Originally posted by dotchoucou In a full frame world everything will be much more expensive.
Most of us are not professional and a balance between quality and price is important. That's why I don't believe in FF for amateurs/experts.
Is is not only like electronics where better technology will be cheaper and cheaper. We are also talking here about optics, lenses etc...
For me, except for "show off" and ego, most of the people here would not benefit a FF. Or you all guys want to make pictures for a living and not a hobby. Not that I want to hurt or anything, but I don't understand the FF mania.
Of course, a FF in the pentax world would be very good for the image of our favorite brand. And a lot of people will feel happy with the idea that one day, perhaps, eventually, they might jump to a professional FF body. Of course this day never comes most of the time for canikon people and it is perhaps better like that.
why would everything be much more expensive in a full frame world? i may be making a stupid simplistic assumption, but it seems to me that the development of the APS-C sensor was poor judgement to begin with. All old lenses for which Pentax maintained backward compatibility were engineered to project light on a 24x36 sensor (35mm film). The APS-C introduced a crop factor for use of these lenses which has remained since (keeping a penalty on the use of old glass). A kind presumtionis that the smaller sensor was designed because it saved a bit on cost and the market-place was competitive. Somebody correct me if I am wrong, but if a FF sensor was engineered to collect light just as the old lenses were engineered to project it, wouldn't the old lenses would work at 100% efficiency in the digital world? Of course they would. That is the threat to the manufacturer and the reason FF is kept expensive. To keep the amateurs purchasing new lenses in their quest for better image quality. If a FF camera came out that allowed the old glass to perform at the max, the lens market would be impacted.

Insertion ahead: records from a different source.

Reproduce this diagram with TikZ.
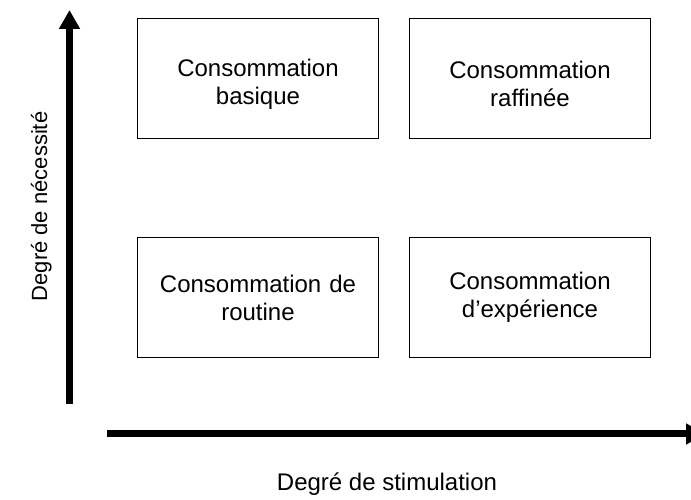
\documentclass[tikz,border=0pt]{standalone}
\usepackage{fontspec}
\setmainfont{Liberation Sans}
\usetikzlibrary{positioning, arrows.meta}
\tikzstyle{quadrant} = [rectangle, minimum width=241pt, minimum height=120pt, text centered, text width=230pt, draw=black, line width=1pt, font=\fontsize{24}{28}\selectfont]
\tikzstyle{lowered} = [text height=29pt]
\tikzstyle{axis} = [line width=7pt, -{Triangle[width=20pt,length=19pt]}]
\tikzstyle{axislabel} = [font=\fontsize{24}{28}\selectfont, anchor=base]

\begin{document}
\begin{tikzpicture}[x=1pt, y=1pt, node distance=30pt]
\clip (0,0) rectangle (691,500);

%Nodes
\node (basique) [quadrant, lowered] at (258,421.5) {Consommation\\basique};
\node (raffinee) [quadrant, lowered, right=30pt of basique] {Consommation\\raffinée};
\node (routine) [quadrant, below=98pt of basique] {Consommation de\\routine};
\node (experience) [quadrant, right=30pt of routine] {Consommation\\d’expérience};

%Axes
\coordinate (ybottom) at (69.5,96);
\coordinate (ytop) at (69.5,490);
\coordinate (xleft) at (107,66);
\coordinate (xright) at (705,66);
\draw [axis] (ybottom) -- (ytop);
\draw [axis] (xleft) -- (xright);

%Labels
\node (stimulation) [axislabel] at (387,9) {Degré de stimulation};
\node (necessite) [axislabel, rotate=90, font=\fontsize{22}{26}\selectfont] at (47,293.5) {Degré de nécessité};

\end{tikzpicture}
\end{document}
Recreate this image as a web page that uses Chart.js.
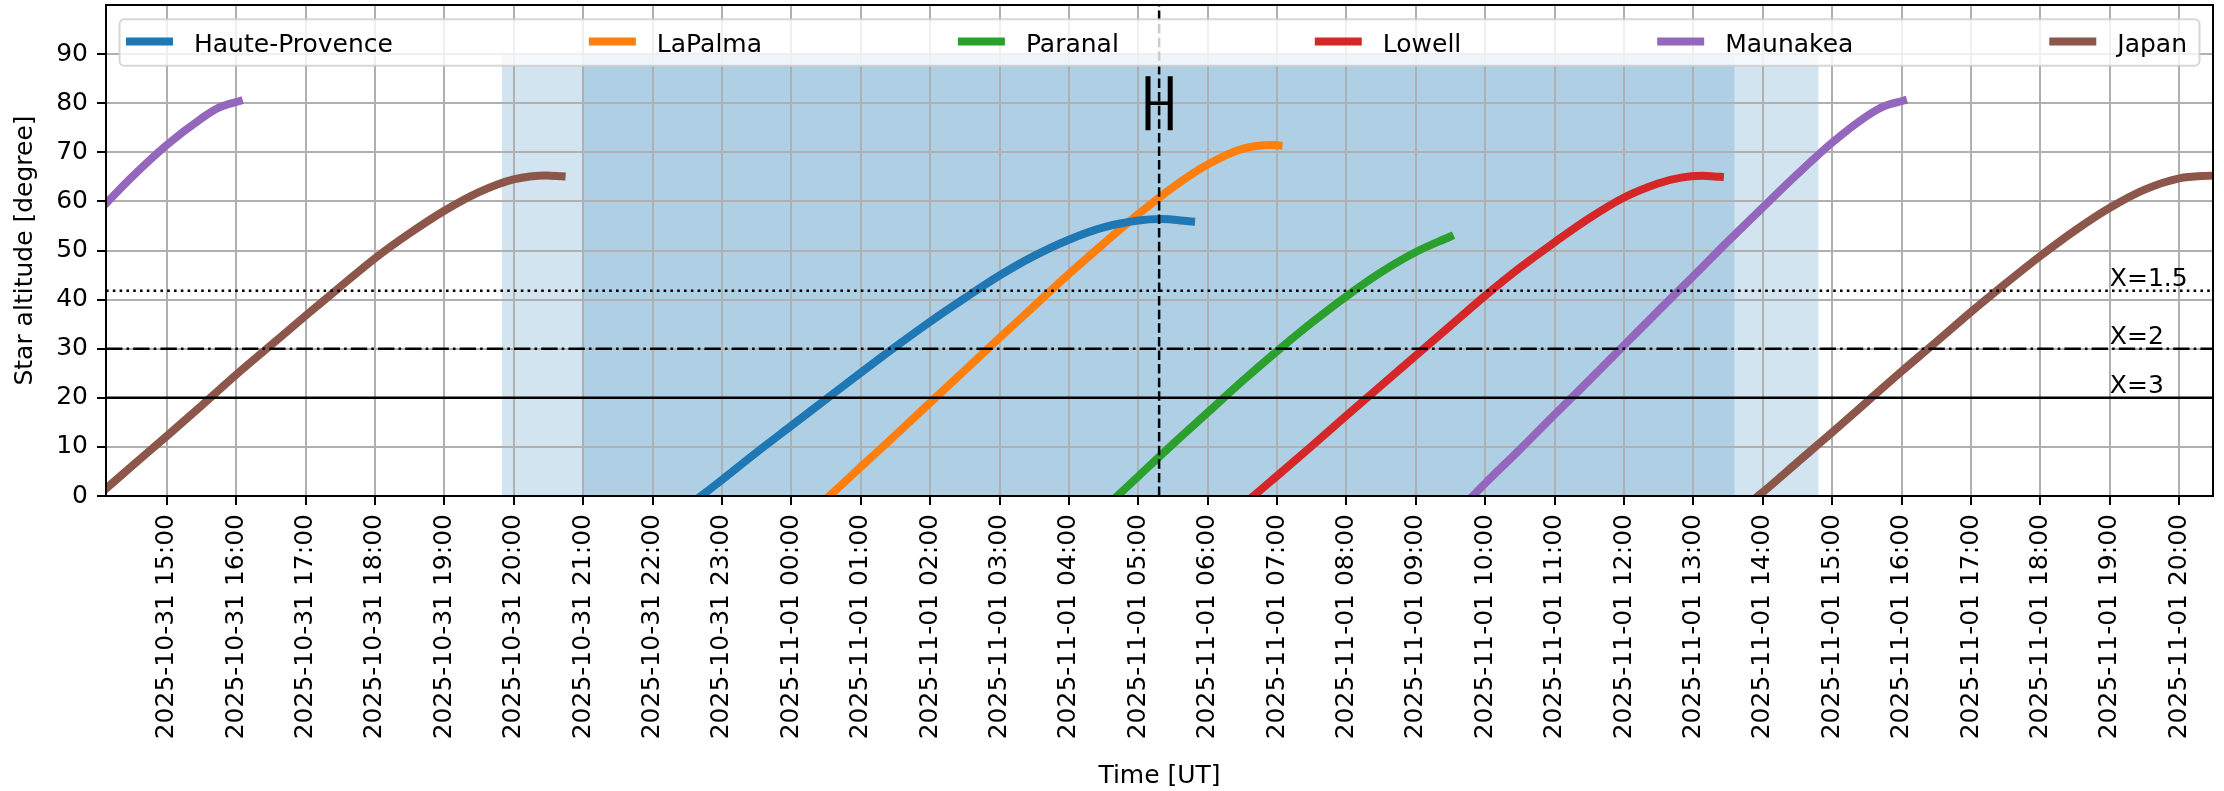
<!DOCTYPE html>
<html>
<head>
<meta charset="utf-8">
<title>Star altitude</title>
<script src="https://cdn.jsdelivr.net/npm/chart.js@4.4.1/dist/chart.umd.min.js"></script>
<style>
  html, body { margin: 0; padding: 0; background: #ffffff; overflow: hidden; }
  #wrap { width: 2224px; height: 791px; }
</style>
</head>
<body>
<div id="wrap"><canvas id="chart" width="2224" height="791"></canvas></div>
<script>
// Time is counted in hours from 2025-10-31 00:00 UT.
const timeMin = 14.125;
const timeMax = 44.486;

const tickHours = [15, 16, 17, 18, 19, 20, 21, 22, 23, 24, 25, 26, 27, 28, 29,
                   30, 31, 32, 33, 34, 35, 36, 37, 38, 39, 40, 41, 42, 43, 44];
const tickLabels = [
  '2025-10-31 15:00', '2025-10-31 16:00', '2025-10-31 17:00', '2025-10-31 18:00',
  '2025-10-31 19:00', '2025-10-31 20:00', '2025-10-31 21:00', '2025-10-31 22:00',
  '2025-10-31 23:00', '2025-11-01 00:00', '2025-11-01 01:00', '2025-11-01 02:00',
  '2025-11-01 03:00', '2025-11-01 04:00', '2025-11-01 05:00', '2025-11-01 06:00',
  '2025-11-01 07:00', '2025-11-01 08:00', '2025-11-01 09:00', '2025-11-01 10:00',
  '2025-11-01 11:00', '2025-11-01 12:00', '2025-11-01 13:00', '2025-11-01 14:00',
  '2025-11-01 15:00', '2025-11-01 16:00', '2025-11-01 17:00', '2025-11-01 18:00',
  '2025-11-01 19:00', '2025-11-01 20:00'
];
const altitudeTicks = [0, 10, 20, 30, 40, 50, 60, 70, 80, 90];

// Star altitude (degrees) per observatory
const hauteProvenceTime = [22.70, 23.0, 23.5, 24.0, 24.5, 25.0, 25.5, 26.0, 26.5, 27.0, 27.5, 28.0, 28.5, 29.0, 29.32, 29.76];
const hauteProvenceAlt  = [0.0, 3.3, 8.9, 14.3, 19.7, 25.1, 30.4, 35.5, 40.3, 44.9, 48.9, 52.2, 54.7, 56.1, 56.4, 55.9];

const laPalmaTime = [24.55, 25.0, 25.5, 26.0, 26.5, 27.0, 27.5, 28.0, 28.5, 29.0, 29.5, 30.0, 30.5, 30.91, 31.02];
const laPalmaAlt  = [0.0, 5.9, 12.4, 19.0, 25.6, 32.2, 38.7, 45.2, 51.4, 57.4, 62.9, 67.5, 70.7, 71.5, 71.4];

const paranalTime = [28.70, 29.0, 29.5, 30.0, 30.5, 31.0, 31.5, 32.0, 32.5, 33.0, 33.49];
const paranalAlt  = [0.0, 4.0, 10.6, 17.0, 23.4, 29.5, 35.3, 40.7, 45.6, 49.7, 52.8];

const lowellTime = [30.66, 31.0, 31.5, 32.0, 32.5, 33.0, 33.5, 34.0, 34.5, 35.0, 35.5, 36.0, 36.5, 36.8, 37.13, 37.38];
const lowellAlt  = [0.0, 4.1, 10.2, 16.4, 22.5, 28.6, 34.7, 40.8, 46.5, 51.7, 56.6, 60.8, 63.7, 64.8, 65.2, 65.0];

const maunakeaEveningTime = [14.125, 14.5, 15.0, 15.5, 15.75, 16.04];
const maunakeaEveningAlt  = [59.6, 65.0, 71.5, 76.9, 79.1, 80.4];
const maunakeaMorningTime = [33.82, 34.0, 34.5, 35.0, 35.5, 36.0, 36.5, 37.0, 37.5, 38.0, 38.5, 39.0, 39.5, 39.75, 40.02];
const maunakeaMorningAlt  = [0.0, 2.6, 9.5, 16.6, 23.6, 30.7, 37.8, 44.8, 51.9, 58.8, 65.6, 72.0, 77.4, 79.4, 80.5];

const japanEveningTime = [14.125, 14.5, 15.0, 15.5, 16.0, 16.5, 17.0, 17.5, 18.0, 18.5, 19.0, 19.5, 20.0, 20.47, 20.69];
const japanEveningAlt  = [1.5, 6.1, 12.2, 18.4, 24.7, 30.7, 36.7, 42.6, 48.4, 53.5, 58.1, 61.9, 64.5, 65.3, 65.1];
const japanMorningTime = [37.93, 38.0, 38.5, 39.0, 39.5, 40.0, 40.5, 41.0, 41.5, 42.0, 42.5, 43.0, 43.5, 44.0, 44.486];
const japanMorningAlt  = [0.0, 0.8, 6.9, 13.0, 19.2, 25.4, 31.4, 37.5, 43.3, 48.9, 54.1, 58.7, 62.4, 64.7, 65.3];

// Twilight / night bands (hours) and their upper altitude
const bandStart = [19.83, 21.01];
const bandEnd   = [38.80, 37.59];
const bandTop   = 90;

// Airmass reference altitudes
const airmassAlt    = [41.8, 30, 20];
const airmassLabels = ['X=1.5', 'X=2', 'X=3'];

// Transit marker with its time range
const transitTime  = 29.30;
const transitAlt   = 80;
const transitHalf  = 0.16;
const transitCap   = 5.5;

// ---- styling ----
const FONT = '"DejaVu Sans", "Liberation Sans", sans-serif';
const FS = 25;
const LW = 8;
const siteColors = ['#1f77b4', '#ff7f0e', '#2ca02c', '#d62728', '#9467bd', '#8c564b'];
const airmassDash = [[2.6, 4.2], [16.4, 4.1, 2.6, 4.1], []];
const airmassLabelTime = 43.0;

function points(times, alts) {
  return times.map((t, i) => ({ x: t, y: alts[i] }));
}
function joined(t1, a1, t2, a2) {
  const gap = { x: (t1[t1.length - 1] + t2[0]) / 2, y: null };
  return points(t1, a1).concat([gap], points(t2, a2));
}

const siteSeries = [
  { label: 'Haute-Provence', data: points(hauteProvenceTime, hauteProvenceAlt) },
  { label: 'LaPalma', data: points(laPalmaTime, laPalmaAlt) },
  { label: 'Paranal', data: points(paranalTime, paranalAlt) },
  { label: 'Lowell', data: points(lowellTime, lowellAlt) },
  { label: 'Maunakea', data: joined(maunakeaEveningTime, maunakeaEveningAlt, maunakeaMorningTime, maunakeaMorningAlt) },
  { label: 'Japan', data: joined(japanEveningTime, japanEveningAlt, japanMorningTime, japanMorningAlt) }
];

const datasets = siteSeries.map((s, i) => ({
  label: s.label,
  data: s.data,
  borderColor: siteColors[i],
  backgroundColor: siteColors[i],
  borderWidth: LW,
  borderCapStyle: 'square',
  borderJoinStyle: 'round',
  cubicInterpolationMode: 'monotone',
  pointRadius: 0,
  fill: false,
  spanGaps: false,
  clip: 0
}));

const decorations = {
  id: 'decorations',
  beforeDraw(chart) {
    const { ctx, chartArea: a, scales: { x, y } } = chart;
    ctx.save();
    ctx.beginPath();
    ctx.rect(a.left, a.top, a.right - a.left, a.bottom - a.top);
    ctx.clip();
    ctx.fillStyle = 'rgba(31,119,180,0.2)';
    for (let i = 0; i < bandStart.length; i++) {
      const x0 = x.getPixelForValue(bandStart[i]);
      const x1 = x.getPixelForValue(bandEnd[i]);
      const y0 = y.getPixelForValue(bandTop);
      const y1 = y.getPixelForValue(0);
      ctx.fillRect(x0, y0, x1 - x0, y1 - y0);
    }
    ctx.restore();
  },
  afterDatasetsDraw(chart) {
    const { ctx, chartArea: a, scales: { x, y } } = chart;
    ctx.save();
    ctx.beginPath();
    ctx.rect(a.left, a.top, a.right - a.left, a.bottom - a.top);
    ctx.clip();

    // airmass levels
    ctx.strokeStyle = '#000';
    ctx.lineWidth = 2.5;
    airmassAlt.forEach((alt, i) => {
      const py = y.getPixelForValue(alt);
      ctx.setLineDash(airmassDash[i]);
      ctx.beginPath();
      ctx.moveTo(a.left, py);
      ctx.lineTo(a.right, py);
      ctx.stroke();
    });
    ctx.setLineDash([]);
    ctx.fillStyle = '#000';
    ctx.font = FS + 'px ' + FONT;
    ctx.textAlign = 'left';
    ctx.textBaseline = 'alphabetic';
    airmassAlt.forEach((alt, i) => {
      ctx.fillText(airmassLabels[i], x.getPixelForValue(airmassLabelTime), y.getPixelForValue(alt) - 5);
    });

    // transit time line
    const px = x.getPixelForValue(transitTime);
    ctx.lineWidth = 2.5;
    ctx.setLineDash([9.5, 4.1]);
    ctx.beginPath();
    ctx.moveTo(px, a.bottom);
    ctx.lineTo(px, a.top);
    ctx.stroke();
    ctx.setLineDash([]);

    // time range bar with caps
    const xl = x.getPixelForValue(transitTime - transitHalf);
    const xr = x.getPixelForValue(transitTime + transitHalf);
    const yc = y.getPixelForValue(transitAlt);
    const yt = y.getPixelForValue(transitAlt + transitCap);
    const yb = y.getPixelForValue(transitAlt - transitCap);
    ctx.lineWidth = 3.5;
    ctx.beginPath();
    ctx.moveTo(xl, yc);
    ctx.lineTo(xr, yc);
    ctx.stroke();
    ctx.lineWidth = 5;
    ctx.beginPath();
    ctx.moveTo(xl, yt); ctx.lineTo(xl, yb);
    ctx.moveTo(xr, yt); ctx.lineTo(xr, yb);
    ctx.stroke();
    ctx.restore();

    // axes frame
    ctx.save();
    ctx.strokeStyle = '#000';
    ctx.lineWidth = 2;
    ctx.strokeRect(a.left, a.top, a.right - a.left, a.bottom - a.top);
    ctx.restore();
  },
  afterDraw(chart) {
    const { ctx, chartArea: a } = chart;
    const boxL = a.left + 13.5, boxR = a.right - 13.5;
    const boxT = a.top + 14.3, boxB = a.top + 60.7;
    const r = 5;
    ctx.save();
    ctx.beginPath();
    ctx.moveTo(boxL + r, boxT);
    ctx.lineTo(boxR - r, boxT);
    ctx.arcTo(boxR, boxT, boxR, boxT + r, r);
    ctx.lineTo(boxR, boxB - r);
    ctx.arcTo(boxR, boxB, boxR - r, boxB, r);
    ctx.lineTo(boxL + r, boxB);
    ctx.arcTo(boxL, boxB, boxL, boxB - r, r);
    ctx.lineTo(boxL, boxT + r);
    ctx.arcTo(boxL, boxT, boxL + r, boxT, r);
    ctx.closePath();
    ctx.fillStyle = 'rgba(255,255,255,0.8)';
    ctx.fill();
    ctx.strokeStyle = 'rgba(204,204,204,0.8)';
    ctx.lineWidth = 2;
    ctx.stroke();

    ctx.font = FS + 'px ' + FONT;
    ctx.textAlign = 'left';
    ctx.textBaseline = 'alphabetic';
    const sets = chart.data.datasets;
    const handleLen = 47, handleGap = 21;
    const widths = sets.map(d => ctx.measureText(d.label).width);
    const total = widths.reduce((s, w) => s + w + handleLen + handleGap, 0);
    const contentL = boxL + 6.5, contentR = boxR - 12.5;
    const gap = (contentR - contentL - total) / (sets.length - 1);
    let cx = contentL;
    sets.forEach((d, i) => {
      ctx.strokeStyle = d.borderColor;
      ctx.lineWidth = LW;
      ctx.lineCap = 'butt';
      ctx.beginPath();
      ctx.moveTo(cx, boxT + 22.2);
      ctx.lineTo(cx + handleLen, boxT + 22.2);
      ctx.stroke();
      ctx.fillStyle = '#000';
      ctx.fillText(d.label, cx + handleLen + handleGap, boxT + 32.3);
      cx += handleLen + handleGap + widths[i] + gap;
    });
    ctx.restore();
  }
};

const gridStyle = { color: '#b0b0b0', lineWidth: 2, tickColor: '#000', tickWidth: 2, tickLength: 9 };

// Keep the plot frame fixed: no extra edge padding from tick labels.
function noEdgePadding(s) {
  s.paddingTop = 0;
  s.paddingBottom = 0;
  s.paddingLeft = 0;
  s.paddingRight = 0;
}

new Chart(document.getElementById('chart'), {
  type: 'line',
  data: { datasets },
  options: {
    responsive: false,
    animation: false,
    devicePixelRatio: 1,
    events: [],
    layout: { padding: { top: 5, right: 11, left: 0, bottom: 0 } },
    plugins: { legend: { display: false }, tooltip: { enabled: false } },
    scales: {
      x: {
        type: 'linear',
        min: timeMin,
        max: timeMax,
        afterFit: s => { s.height = 295; noEdgePadding(s); },
        afterBuildTicks: s => { s.ticks = tickHours.map(v => ({ value: v })); },
        ticks: {
          autoSkip: false,
          minRotation: 90,
          maxRotation: 90,
          padding: 9,
          color: '#000',
          font: { family: FONT, size: FS },
          callback: v => tickLabels[tickHours.indexOf(v)]
        },
        grid: gridStyle,
        border: { display: false },
        title: {
          display: true,
          text: 'Time [UT]',
          color: '#000',
          font: { family: FONT, size: FS },
          padding: { top: 0, bottom: 0 }
        }
      },
      y: {
        min: 0,
        max: 100,
        afterFit: s => { s.width = 106; noEdgePadding(s); },
        afterBuildTicks: s => { s.ticks = altitudeTicks.map(v => ({ value: v })); },
        ticks: {
          padding: 9,
          color: '#000',
          font: { family: FONT, size: FS }
        },
        grid: gridStyle,
        border: { display: false },
        title: {
          display: true,
          text: 'Star altitude [degree]',
          color: '#000',
          font: { family: FONT, size: FS },
          padding: { top: 10.5, bottom: 0 }
        }
      }
    }
  },
  plugins: [decorations]
});
</script>
</body>
</html>
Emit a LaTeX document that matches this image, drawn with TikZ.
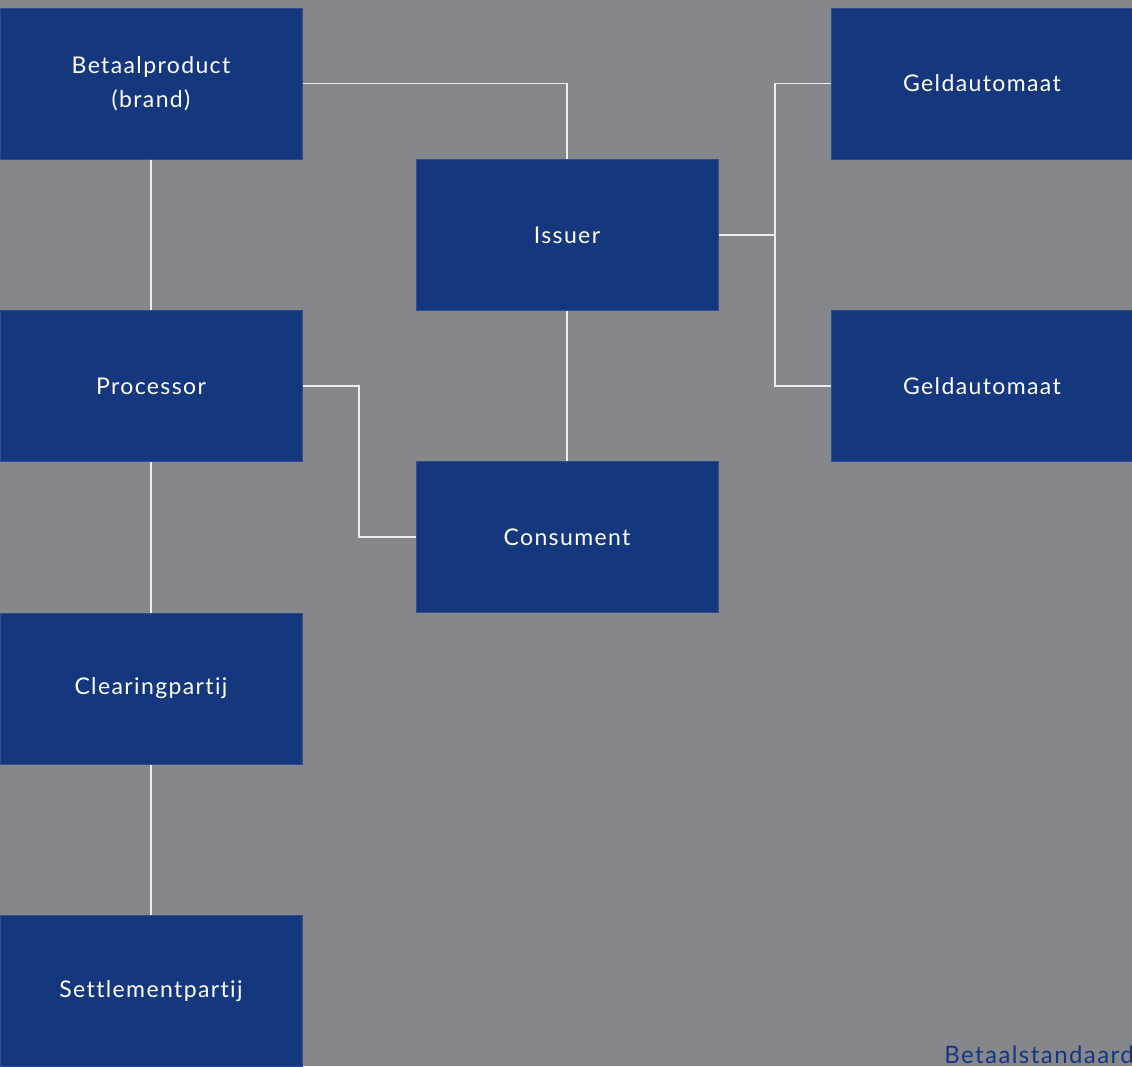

Again, correct me if I am wrong, but a camera system (forget the bells and whistles) is nothing more than a lens focusing light on a target collector (sensor, film, whatever) to produce a recordable image.
If the lens focus equals the collector area, you have an efficient lens/camera combination. Old lenses would not fall to the wayside, they would become 100% efficient. New optics would not be required.
Saying that FF should be left to the pros is a silly remark. why not draw the line at point and shoot and let the pros have the rest? The fact is that FF systems with mediocre glass will outperform APS-C systems with the best glass (per what I have read on various posts by FF reviewers and commentators). This has nothing to do with pro or not. And to say that most of the people here would not benefit from Ff is silly too. You should not have to make a living at photography to benefit from better technology. The whole point of amateur photography is to make the best photos possible. If the answer is FF then why not?
I personally believe that the reason for the ASP-C in the first place was to make the old lenses not as desirable as the "new lenses designed specifically for the digital camera". Although an original sensor in the FF 24x36 format would have been the most logical for the user, manufacturer profit motive was the reason we didn't have it. So, unless someone proves me wrong with some real science, I feel that there is no reason a FF couldn't be introduced that had a manufacturing cost within 20% of the current model, (this 20% being the cost differential between the small sensor and the larger). I have no basis for the numbers, but a sensor twice the size should not be a huge percentage of the total manufacturing cost.
You can stick with the APS-C if you wish. For my part, my K7 is the last APS-C I will own. The other manufacturers have offered FF to their base (though I think the prices charged would not be justified if the truth were known). If pentax doesn't follow they will lose followers including me.